━━ Available data

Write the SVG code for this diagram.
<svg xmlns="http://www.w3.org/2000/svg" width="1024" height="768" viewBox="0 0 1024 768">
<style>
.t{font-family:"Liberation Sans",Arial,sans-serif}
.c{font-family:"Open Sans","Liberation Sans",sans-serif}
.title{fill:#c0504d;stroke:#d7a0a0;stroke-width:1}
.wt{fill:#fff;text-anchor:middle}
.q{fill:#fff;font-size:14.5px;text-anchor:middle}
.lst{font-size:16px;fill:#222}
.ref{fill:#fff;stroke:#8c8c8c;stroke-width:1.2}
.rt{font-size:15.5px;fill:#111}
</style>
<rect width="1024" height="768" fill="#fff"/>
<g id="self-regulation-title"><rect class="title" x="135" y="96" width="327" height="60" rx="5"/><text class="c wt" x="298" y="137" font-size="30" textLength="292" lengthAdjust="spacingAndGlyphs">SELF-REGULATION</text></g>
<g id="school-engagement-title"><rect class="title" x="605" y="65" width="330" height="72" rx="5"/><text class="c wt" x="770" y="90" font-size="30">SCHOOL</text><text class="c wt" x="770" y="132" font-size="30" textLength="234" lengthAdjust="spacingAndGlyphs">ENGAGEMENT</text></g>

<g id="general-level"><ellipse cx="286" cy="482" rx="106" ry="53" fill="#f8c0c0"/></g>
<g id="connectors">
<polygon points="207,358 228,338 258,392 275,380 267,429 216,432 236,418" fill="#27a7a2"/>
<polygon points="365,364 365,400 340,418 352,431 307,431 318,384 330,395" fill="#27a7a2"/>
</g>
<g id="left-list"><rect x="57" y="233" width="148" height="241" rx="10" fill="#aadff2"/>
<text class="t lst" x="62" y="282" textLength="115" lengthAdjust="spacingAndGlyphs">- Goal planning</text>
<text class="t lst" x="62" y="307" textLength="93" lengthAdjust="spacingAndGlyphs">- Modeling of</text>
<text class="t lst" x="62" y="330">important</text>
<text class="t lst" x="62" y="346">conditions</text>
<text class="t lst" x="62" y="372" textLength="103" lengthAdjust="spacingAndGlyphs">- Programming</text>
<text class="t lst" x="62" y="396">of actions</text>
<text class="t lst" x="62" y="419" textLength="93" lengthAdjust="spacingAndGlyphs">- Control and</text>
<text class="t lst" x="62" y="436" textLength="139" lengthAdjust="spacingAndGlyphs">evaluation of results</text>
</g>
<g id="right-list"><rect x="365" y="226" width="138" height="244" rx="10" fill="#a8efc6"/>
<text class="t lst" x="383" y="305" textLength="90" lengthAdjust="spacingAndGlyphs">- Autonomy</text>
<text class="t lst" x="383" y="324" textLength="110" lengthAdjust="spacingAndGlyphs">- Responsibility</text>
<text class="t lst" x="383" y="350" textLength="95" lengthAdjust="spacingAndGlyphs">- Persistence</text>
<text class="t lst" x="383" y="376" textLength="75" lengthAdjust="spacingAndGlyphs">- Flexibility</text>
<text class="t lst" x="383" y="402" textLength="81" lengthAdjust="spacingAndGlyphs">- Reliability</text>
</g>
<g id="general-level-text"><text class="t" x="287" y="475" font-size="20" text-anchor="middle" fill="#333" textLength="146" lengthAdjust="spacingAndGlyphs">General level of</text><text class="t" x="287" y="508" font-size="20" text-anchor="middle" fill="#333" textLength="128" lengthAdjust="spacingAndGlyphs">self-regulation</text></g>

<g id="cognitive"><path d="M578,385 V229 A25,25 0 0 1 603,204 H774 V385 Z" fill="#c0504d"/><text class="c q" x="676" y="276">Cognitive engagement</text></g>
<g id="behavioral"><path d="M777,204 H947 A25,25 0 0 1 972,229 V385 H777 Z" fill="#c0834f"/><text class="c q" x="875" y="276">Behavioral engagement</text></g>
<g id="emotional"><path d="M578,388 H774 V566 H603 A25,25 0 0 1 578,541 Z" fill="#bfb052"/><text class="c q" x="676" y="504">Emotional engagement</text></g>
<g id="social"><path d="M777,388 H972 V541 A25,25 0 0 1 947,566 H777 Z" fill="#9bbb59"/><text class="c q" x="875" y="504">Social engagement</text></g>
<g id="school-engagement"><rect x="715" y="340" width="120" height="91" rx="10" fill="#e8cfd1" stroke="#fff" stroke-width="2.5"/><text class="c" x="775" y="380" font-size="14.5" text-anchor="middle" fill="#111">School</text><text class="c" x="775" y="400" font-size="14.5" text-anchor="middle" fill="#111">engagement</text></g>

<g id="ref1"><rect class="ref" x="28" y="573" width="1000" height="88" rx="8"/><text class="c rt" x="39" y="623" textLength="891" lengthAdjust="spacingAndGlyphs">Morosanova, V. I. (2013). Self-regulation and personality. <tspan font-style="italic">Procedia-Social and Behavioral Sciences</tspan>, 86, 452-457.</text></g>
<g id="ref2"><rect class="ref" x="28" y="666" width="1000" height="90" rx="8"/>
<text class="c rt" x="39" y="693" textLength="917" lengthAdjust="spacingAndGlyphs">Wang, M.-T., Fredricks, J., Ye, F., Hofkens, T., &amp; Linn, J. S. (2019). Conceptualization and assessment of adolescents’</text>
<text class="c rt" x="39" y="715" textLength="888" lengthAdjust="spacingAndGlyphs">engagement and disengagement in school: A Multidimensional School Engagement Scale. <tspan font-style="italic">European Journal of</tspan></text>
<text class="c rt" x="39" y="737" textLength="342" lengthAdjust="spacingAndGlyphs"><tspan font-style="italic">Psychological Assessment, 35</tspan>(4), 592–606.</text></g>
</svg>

━━━━
━━ Available data

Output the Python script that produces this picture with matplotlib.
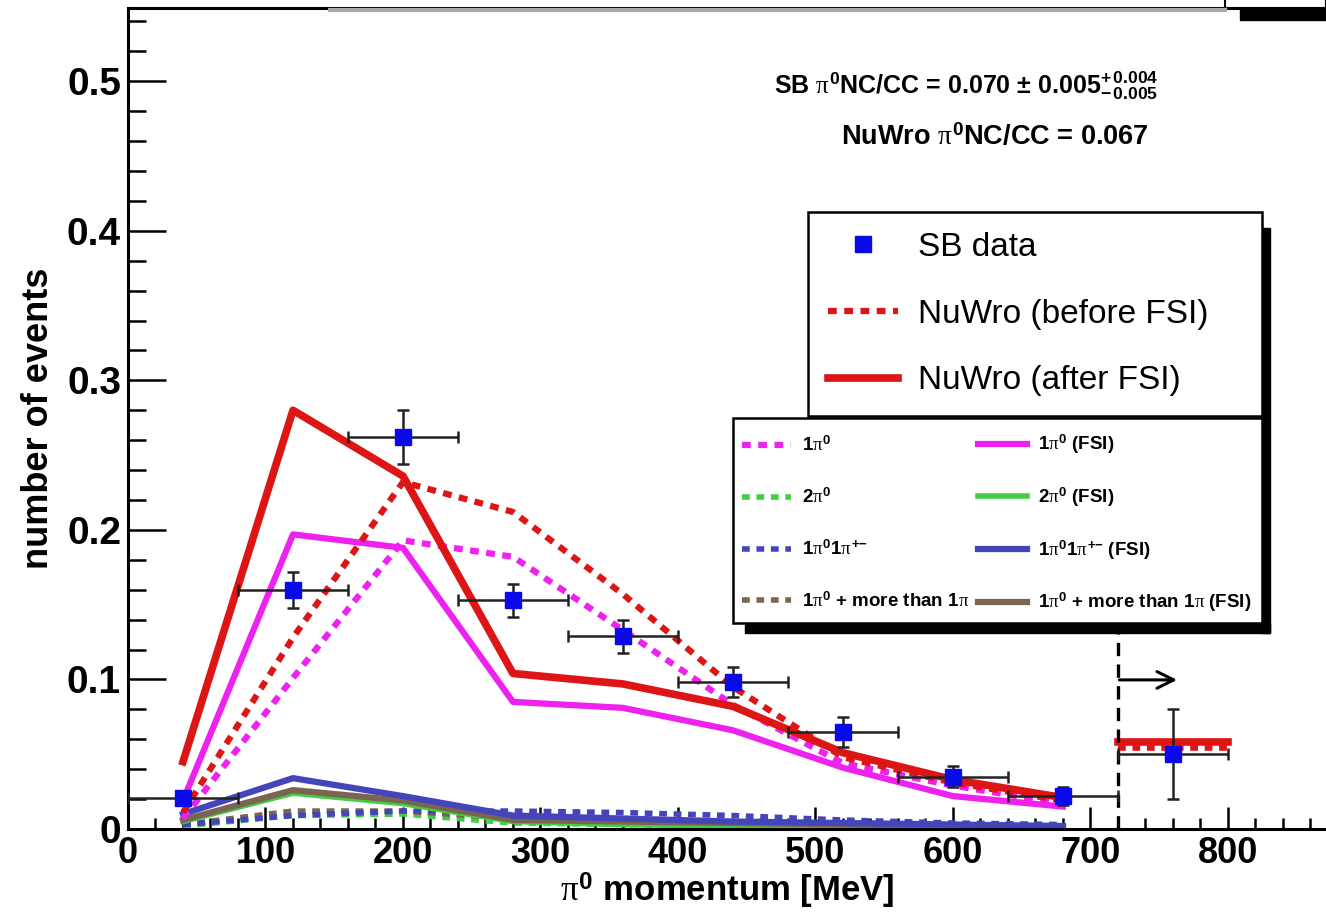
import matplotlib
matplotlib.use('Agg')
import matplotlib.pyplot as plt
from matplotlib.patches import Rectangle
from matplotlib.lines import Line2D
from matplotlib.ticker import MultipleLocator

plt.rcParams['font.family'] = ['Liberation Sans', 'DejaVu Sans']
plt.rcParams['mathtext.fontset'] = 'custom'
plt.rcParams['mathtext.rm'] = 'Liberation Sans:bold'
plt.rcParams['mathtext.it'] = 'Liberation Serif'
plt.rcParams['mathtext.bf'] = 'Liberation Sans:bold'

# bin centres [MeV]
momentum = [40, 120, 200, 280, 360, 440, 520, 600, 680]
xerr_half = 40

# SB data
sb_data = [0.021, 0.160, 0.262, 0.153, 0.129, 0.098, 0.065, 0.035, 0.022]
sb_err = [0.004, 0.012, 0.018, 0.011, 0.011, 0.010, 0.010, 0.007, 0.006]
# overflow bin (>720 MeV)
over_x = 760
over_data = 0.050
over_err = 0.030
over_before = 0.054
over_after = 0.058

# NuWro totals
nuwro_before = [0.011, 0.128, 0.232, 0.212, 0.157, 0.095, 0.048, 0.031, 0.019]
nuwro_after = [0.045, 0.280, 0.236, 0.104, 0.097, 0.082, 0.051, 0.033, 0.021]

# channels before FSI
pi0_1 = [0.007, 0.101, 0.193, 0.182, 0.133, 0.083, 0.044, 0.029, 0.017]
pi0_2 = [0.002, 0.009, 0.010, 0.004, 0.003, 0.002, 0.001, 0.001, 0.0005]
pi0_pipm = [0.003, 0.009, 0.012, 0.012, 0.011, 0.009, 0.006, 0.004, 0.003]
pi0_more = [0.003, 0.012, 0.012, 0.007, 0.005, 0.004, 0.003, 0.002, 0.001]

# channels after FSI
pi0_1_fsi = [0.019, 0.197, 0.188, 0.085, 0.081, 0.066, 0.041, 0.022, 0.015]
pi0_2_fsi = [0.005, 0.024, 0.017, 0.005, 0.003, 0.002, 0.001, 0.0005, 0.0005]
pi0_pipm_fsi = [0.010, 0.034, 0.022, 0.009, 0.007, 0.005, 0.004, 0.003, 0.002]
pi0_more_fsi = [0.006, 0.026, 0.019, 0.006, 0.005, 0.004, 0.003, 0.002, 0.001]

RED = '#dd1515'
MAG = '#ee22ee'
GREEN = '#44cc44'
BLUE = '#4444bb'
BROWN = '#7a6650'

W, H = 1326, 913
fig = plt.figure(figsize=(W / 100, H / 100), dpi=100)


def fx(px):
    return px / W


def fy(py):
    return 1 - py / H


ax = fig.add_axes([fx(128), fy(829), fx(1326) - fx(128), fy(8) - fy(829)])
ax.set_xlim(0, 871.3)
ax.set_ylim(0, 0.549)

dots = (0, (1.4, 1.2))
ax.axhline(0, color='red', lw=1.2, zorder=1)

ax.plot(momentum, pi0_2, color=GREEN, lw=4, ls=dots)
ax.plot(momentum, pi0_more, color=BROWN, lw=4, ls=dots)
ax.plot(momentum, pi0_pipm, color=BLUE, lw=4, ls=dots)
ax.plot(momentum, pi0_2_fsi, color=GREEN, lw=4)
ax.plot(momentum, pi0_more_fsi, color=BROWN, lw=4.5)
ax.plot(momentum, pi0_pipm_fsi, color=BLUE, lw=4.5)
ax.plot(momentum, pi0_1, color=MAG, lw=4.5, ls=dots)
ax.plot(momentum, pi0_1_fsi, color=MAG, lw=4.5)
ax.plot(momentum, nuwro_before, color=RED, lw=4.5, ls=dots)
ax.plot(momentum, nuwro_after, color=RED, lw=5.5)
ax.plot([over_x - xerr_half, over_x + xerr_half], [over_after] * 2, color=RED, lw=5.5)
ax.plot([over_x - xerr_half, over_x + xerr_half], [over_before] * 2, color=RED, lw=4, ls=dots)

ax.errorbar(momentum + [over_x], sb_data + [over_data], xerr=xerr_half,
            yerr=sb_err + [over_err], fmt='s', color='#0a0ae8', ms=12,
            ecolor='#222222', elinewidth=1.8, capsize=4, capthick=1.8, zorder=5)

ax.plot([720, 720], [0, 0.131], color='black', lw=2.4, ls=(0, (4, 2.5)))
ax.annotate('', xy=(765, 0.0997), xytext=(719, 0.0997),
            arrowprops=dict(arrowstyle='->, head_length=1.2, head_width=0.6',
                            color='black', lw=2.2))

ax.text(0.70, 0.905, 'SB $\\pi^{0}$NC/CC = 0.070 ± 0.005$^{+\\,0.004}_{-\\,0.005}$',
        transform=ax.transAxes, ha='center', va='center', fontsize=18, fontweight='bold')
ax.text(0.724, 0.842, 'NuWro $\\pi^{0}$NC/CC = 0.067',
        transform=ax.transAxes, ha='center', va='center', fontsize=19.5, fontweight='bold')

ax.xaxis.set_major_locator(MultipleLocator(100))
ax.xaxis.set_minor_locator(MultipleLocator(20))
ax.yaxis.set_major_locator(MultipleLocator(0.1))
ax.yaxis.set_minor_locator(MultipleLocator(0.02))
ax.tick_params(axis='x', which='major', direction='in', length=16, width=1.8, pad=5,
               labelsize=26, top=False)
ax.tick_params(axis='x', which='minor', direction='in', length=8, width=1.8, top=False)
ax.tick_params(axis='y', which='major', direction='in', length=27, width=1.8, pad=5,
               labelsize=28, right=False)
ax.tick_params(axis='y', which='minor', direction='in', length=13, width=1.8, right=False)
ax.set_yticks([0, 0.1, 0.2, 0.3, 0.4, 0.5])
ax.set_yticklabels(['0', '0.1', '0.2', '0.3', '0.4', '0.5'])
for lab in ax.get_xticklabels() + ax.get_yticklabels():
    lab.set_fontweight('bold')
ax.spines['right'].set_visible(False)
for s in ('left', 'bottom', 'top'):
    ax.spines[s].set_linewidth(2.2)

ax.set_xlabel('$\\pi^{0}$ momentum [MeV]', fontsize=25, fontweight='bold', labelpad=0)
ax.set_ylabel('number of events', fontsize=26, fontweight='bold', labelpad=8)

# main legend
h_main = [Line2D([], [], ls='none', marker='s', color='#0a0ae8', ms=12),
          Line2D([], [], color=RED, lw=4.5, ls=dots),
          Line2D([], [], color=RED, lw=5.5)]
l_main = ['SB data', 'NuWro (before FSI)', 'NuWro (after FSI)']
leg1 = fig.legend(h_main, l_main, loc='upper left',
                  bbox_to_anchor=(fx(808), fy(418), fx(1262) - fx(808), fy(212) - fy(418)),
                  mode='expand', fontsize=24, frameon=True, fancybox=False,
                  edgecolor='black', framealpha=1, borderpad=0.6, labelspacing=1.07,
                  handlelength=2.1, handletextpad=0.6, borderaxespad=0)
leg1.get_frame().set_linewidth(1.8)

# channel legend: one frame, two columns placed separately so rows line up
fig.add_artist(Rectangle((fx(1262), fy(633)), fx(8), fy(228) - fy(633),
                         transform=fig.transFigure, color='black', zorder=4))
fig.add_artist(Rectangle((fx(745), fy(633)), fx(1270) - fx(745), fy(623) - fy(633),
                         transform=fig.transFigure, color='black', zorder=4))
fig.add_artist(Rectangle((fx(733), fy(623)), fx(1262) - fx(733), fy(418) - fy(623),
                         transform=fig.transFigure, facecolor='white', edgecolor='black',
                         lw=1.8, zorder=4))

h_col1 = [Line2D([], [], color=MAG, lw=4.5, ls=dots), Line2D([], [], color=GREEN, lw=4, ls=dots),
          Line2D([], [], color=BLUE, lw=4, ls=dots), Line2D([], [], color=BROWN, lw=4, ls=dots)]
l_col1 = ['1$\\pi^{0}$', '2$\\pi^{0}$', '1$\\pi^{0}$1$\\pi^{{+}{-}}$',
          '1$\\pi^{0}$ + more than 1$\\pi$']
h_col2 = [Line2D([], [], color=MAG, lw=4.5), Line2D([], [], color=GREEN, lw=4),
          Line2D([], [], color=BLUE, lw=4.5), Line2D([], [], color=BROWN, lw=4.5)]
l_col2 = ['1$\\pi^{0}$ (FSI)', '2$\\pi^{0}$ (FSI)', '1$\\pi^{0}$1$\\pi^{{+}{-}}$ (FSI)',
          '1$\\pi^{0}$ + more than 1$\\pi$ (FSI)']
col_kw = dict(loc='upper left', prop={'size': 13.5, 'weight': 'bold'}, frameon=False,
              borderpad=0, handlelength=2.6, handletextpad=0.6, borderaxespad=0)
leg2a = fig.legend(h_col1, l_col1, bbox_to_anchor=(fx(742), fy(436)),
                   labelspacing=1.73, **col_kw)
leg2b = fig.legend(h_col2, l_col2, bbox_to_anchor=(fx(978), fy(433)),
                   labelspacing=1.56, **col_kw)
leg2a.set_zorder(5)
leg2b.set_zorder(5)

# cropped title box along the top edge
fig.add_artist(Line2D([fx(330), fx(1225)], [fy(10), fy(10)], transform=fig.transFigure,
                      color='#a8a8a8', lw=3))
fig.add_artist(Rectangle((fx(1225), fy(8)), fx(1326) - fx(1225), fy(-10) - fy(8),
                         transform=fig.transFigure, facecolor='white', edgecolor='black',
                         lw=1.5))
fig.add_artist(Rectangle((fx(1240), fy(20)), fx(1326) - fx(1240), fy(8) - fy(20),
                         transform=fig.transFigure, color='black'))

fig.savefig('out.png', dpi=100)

━━━━

Goal ▸
Take each line of the material that contains the word "matplotlib" and list it.

Answer to this exercise ▸
Output the Python script that produces this picture with matplotlib.
import matplotlib
matplotlib.use('Agg')
import matplotlib.pyplot as plt
from matplotlib.patches import Rectangle
from matplotlib.lines import Line2D
from matplotlib.ticker import MultipleLocator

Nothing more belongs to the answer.